┌──

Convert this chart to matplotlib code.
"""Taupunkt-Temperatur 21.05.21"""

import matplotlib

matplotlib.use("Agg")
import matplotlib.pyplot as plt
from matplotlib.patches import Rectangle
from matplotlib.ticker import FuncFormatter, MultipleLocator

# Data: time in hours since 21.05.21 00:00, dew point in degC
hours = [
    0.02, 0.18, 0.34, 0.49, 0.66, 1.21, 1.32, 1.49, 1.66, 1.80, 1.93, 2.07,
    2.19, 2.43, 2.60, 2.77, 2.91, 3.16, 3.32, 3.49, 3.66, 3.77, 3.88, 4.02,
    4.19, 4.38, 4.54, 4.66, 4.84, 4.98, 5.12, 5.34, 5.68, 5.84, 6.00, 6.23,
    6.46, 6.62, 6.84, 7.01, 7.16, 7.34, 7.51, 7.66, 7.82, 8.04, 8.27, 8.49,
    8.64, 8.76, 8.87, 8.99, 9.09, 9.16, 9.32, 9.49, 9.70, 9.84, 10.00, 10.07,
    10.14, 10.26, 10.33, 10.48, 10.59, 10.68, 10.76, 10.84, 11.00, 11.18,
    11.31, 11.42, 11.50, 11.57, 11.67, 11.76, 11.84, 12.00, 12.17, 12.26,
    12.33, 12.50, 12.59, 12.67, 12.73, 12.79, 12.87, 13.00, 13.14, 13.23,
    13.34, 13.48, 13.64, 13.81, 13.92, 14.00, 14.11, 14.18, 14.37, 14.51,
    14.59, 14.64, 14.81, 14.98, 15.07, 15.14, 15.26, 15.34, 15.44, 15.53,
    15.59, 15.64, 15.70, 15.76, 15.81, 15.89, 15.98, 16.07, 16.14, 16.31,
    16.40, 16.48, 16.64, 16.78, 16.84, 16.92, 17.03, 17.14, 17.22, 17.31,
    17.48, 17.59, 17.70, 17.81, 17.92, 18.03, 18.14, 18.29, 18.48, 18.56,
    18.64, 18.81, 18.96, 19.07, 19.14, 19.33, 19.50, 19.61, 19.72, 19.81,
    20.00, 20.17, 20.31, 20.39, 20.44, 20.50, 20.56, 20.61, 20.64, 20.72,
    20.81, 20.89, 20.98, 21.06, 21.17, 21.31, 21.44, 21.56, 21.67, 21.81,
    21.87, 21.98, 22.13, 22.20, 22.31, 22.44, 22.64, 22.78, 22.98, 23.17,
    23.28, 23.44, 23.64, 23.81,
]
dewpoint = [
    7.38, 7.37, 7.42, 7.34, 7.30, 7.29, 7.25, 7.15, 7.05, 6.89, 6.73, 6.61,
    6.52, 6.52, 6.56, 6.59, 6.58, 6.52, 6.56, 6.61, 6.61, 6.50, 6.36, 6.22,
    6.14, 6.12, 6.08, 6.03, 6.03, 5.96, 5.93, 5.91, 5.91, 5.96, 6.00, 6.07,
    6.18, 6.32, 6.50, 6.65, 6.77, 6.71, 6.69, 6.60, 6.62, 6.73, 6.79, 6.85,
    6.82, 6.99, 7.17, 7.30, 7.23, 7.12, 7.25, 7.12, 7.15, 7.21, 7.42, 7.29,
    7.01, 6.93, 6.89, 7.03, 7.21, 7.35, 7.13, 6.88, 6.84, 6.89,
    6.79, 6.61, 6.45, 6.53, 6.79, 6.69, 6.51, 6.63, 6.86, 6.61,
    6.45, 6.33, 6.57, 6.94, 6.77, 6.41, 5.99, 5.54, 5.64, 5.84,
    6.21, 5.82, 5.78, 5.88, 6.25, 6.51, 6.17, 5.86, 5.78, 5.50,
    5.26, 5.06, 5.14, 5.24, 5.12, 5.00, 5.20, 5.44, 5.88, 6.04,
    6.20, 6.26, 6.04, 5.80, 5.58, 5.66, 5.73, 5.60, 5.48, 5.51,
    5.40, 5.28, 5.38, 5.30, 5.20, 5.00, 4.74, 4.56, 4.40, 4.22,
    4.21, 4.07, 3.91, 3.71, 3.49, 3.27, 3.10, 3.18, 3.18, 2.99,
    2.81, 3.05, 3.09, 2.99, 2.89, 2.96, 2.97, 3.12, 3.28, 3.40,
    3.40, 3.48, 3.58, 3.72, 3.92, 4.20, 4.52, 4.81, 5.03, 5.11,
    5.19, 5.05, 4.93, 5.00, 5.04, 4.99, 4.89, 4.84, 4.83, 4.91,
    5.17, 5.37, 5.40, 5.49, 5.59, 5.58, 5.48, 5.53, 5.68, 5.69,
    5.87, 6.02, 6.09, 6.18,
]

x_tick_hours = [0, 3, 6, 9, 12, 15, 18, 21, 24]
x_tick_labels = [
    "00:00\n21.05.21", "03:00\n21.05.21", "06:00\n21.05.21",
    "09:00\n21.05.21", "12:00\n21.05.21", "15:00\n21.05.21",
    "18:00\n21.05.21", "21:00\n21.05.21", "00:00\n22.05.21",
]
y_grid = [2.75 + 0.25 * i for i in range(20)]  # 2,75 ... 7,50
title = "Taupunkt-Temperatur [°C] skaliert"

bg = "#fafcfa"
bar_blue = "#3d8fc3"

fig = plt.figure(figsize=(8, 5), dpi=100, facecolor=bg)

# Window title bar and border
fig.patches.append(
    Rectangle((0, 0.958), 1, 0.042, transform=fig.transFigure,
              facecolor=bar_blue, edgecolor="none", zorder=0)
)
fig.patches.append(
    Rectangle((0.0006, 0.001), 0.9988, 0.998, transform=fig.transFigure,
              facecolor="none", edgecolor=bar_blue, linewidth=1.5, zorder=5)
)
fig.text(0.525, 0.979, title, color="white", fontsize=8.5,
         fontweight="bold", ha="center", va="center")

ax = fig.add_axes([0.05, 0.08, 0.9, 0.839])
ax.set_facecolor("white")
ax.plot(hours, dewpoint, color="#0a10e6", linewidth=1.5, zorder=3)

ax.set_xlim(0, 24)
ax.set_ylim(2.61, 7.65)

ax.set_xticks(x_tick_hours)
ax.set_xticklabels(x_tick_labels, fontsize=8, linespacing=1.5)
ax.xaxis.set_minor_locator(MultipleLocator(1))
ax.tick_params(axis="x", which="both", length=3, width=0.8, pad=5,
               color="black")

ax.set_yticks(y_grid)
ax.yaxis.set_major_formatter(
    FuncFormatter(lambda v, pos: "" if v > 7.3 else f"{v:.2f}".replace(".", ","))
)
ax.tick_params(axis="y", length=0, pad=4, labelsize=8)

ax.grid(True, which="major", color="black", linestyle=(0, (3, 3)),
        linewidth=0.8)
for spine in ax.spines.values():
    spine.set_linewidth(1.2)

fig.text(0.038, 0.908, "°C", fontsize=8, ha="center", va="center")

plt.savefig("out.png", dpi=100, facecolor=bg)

└──
┌──

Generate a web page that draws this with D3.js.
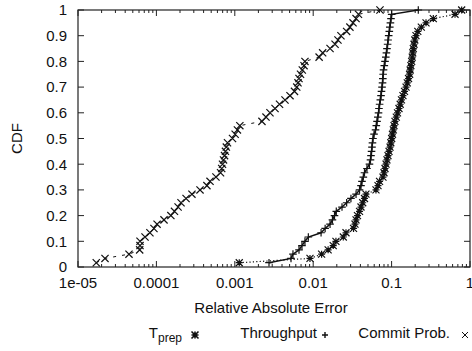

└──
┌──

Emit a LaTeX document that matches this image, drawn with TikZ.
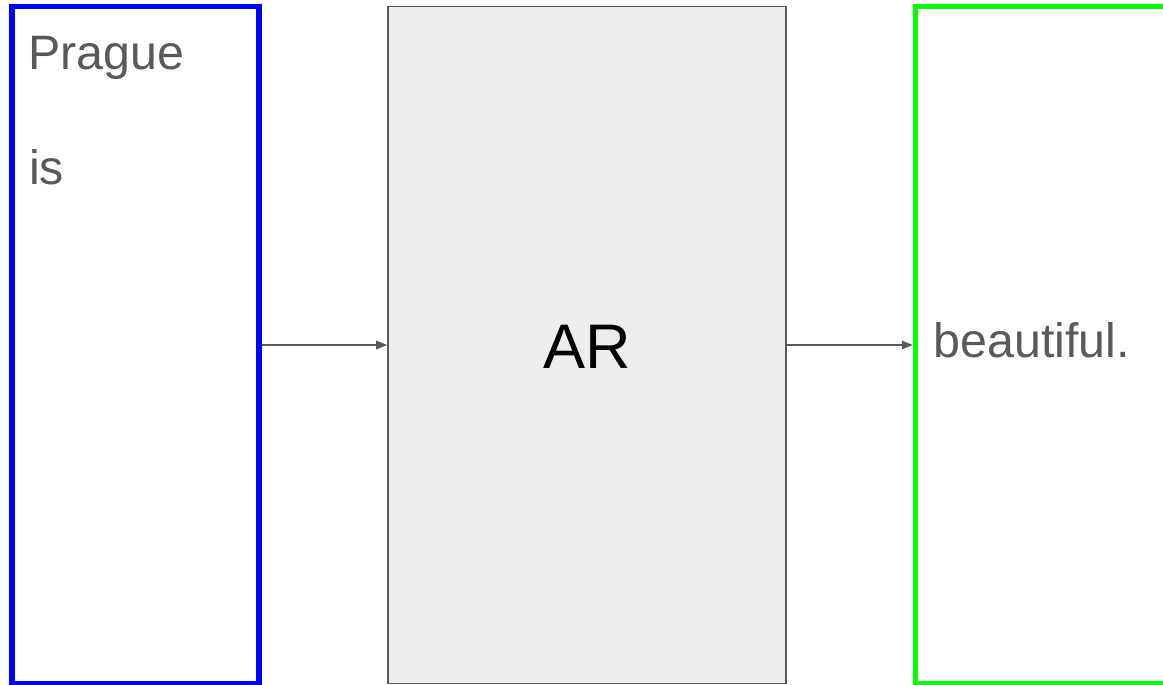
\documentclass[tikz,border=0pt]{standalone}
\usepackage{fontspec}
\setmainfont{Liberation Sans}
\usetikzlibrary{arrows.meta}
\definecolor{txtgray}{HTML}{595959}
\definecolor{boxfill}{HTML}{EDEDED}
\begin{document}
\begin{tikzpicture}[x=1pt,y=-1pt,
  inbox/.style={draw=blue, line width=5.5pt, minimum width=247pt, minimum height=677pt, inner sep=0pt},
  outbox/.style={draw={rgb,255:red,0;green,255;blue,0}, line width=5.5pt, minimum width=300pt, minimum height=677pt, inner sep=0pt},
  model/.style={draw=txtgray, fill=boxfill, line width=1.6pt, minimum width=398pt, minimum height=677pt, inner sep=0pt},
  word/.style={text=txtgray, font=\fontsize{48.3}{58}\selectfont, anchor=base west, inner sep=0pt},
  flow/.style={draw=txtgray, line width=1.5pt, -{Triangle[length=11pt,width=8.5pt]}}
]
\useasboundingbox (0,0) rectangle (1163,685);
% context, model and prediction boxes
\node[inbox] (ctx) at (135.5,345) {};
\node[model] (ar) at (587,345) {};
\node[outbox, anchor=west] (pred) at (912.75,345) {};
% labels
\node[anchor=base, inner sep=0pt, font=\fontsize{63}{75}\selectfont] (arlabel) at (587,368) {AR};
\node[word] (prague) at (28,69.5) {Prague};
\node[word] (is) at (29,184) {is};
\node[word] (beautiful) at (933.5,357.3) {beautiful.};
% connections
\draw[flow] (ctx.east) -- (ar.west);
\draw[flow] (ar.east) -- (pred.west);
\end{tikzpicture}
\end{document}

└──

**What needs to be done**
Extract the lines from the line with "Convert this chart to matplotlib code." through the line with "from matplotlib.ticker import". Keep both of those lines, copy everything exactly, and add nothing.

**Worked answer**
Convert this chart to matplotlib code.
"""Taupunkt-Temperatur 21.05.21"""

import matplotlib

matplotlib.use("Agg")
import matplotlib.pyplot as plt
from matplotlib.patches import Rectangle
from matplotlib.ticker import FuncFormatter, MultipleLocator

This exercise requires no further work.